In summary, our simulation results, therefore, provide a variable picture in terms of corroborating the performance for the short link. One explanation of this could be that the actual nodes are performing better under certain circumstances and this needs to be programmed into our simulator. Other explanations include minor differences in the physical deployment of the equipment (e.g., alignment) or environmental factors that affect link performance. These results, therefore, generally validate our simulations but highlight the issues in predicting link performance in such a dynamic environment and with a limited set of links to evaluate. Our immediate next steps are, therefore, to gather more data on the configuration and performance of the nodes as the deployment continues and monitor them further to refine our models over time.

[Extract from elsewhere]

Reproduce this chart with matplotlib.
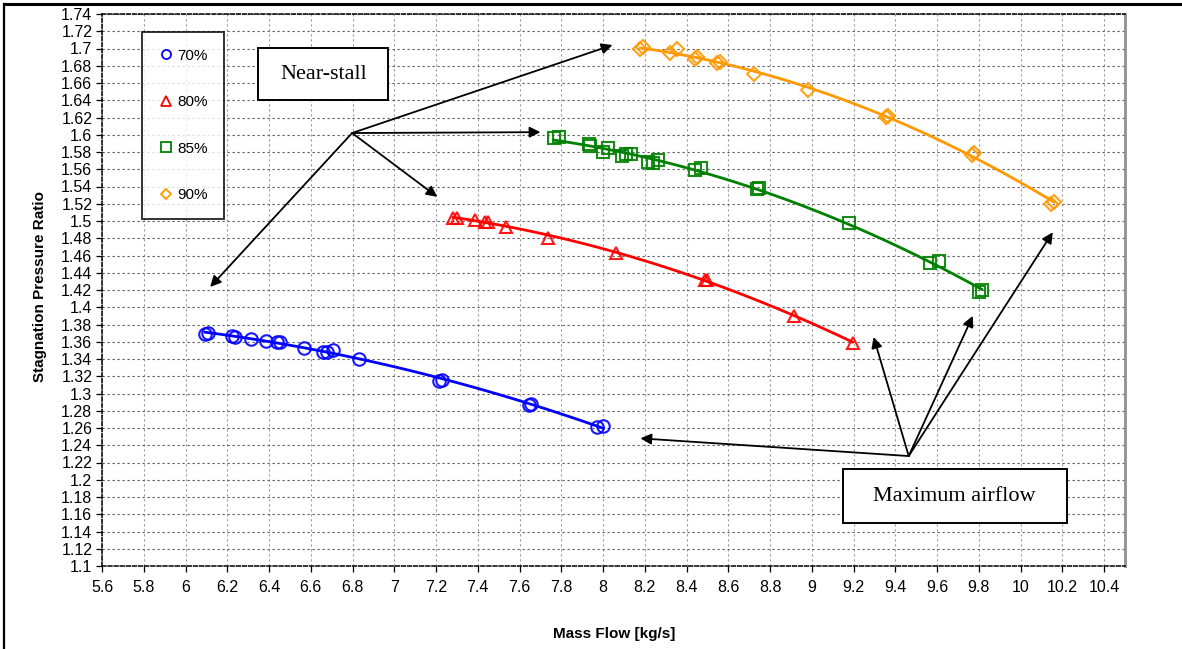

6. Conclusions and Further Work

The popularity of wireless communications for a wide range of use cases means that 5G technologies are likely to become increasingly ubiquitous over time, both in traditional MNO deployments but also in a range of other scenarios, from 5G NPN for supporting IIoT to community-owned networks. However, the vast range of technologies and techniques that represent 5G, both in the core and at the edge, make it very complicated to define exactly what 5G ‘looks like’ and how it performs in every situation.

In Liverpool, a 5G network has been deployed by a consortium including the local council and healthcare providers, technology firms and academic institutions to support healthcare and community care services. This network leverages the existing CCTV fibre network and extends it using mmWave backhaul links into areas of the city where connectivity is required. These backhauls are built using 802.11ad point-to-point links that offer up to multi-gigabit services but are susceptible to the restrictions of 60 Ghz communications.

In an effort to understand this better, we built a simulator in MATLAB to model the behaviour of these links under a range of conditions, and compared our results to the real-world deployments to validate our findings. Our results show that some links conform to our model very well, while others are somewhat unpredictable. This difference could be due to manufacturing tolerances or variations in link quality over short distances. This is a valuable contribution to ongoing 5G deployment efforts that utilize this technology, as real-world characteristics for 60 GHz link performance will help to refine node placement and configuration. It also provides useful insights to the research community on the effectiveness of novel private and community 5G-utilizing heterogeneous technologies.

Over time, we aim to continually improve our models through further validation to generalize our model such that it can be used as a general-purpose tool for network planning or as a basis for further work to examine network optimization. We would also be interested in evaluating the potential impact of 802.11ay-based links in this environment and conducting a comparative analysis of their performance.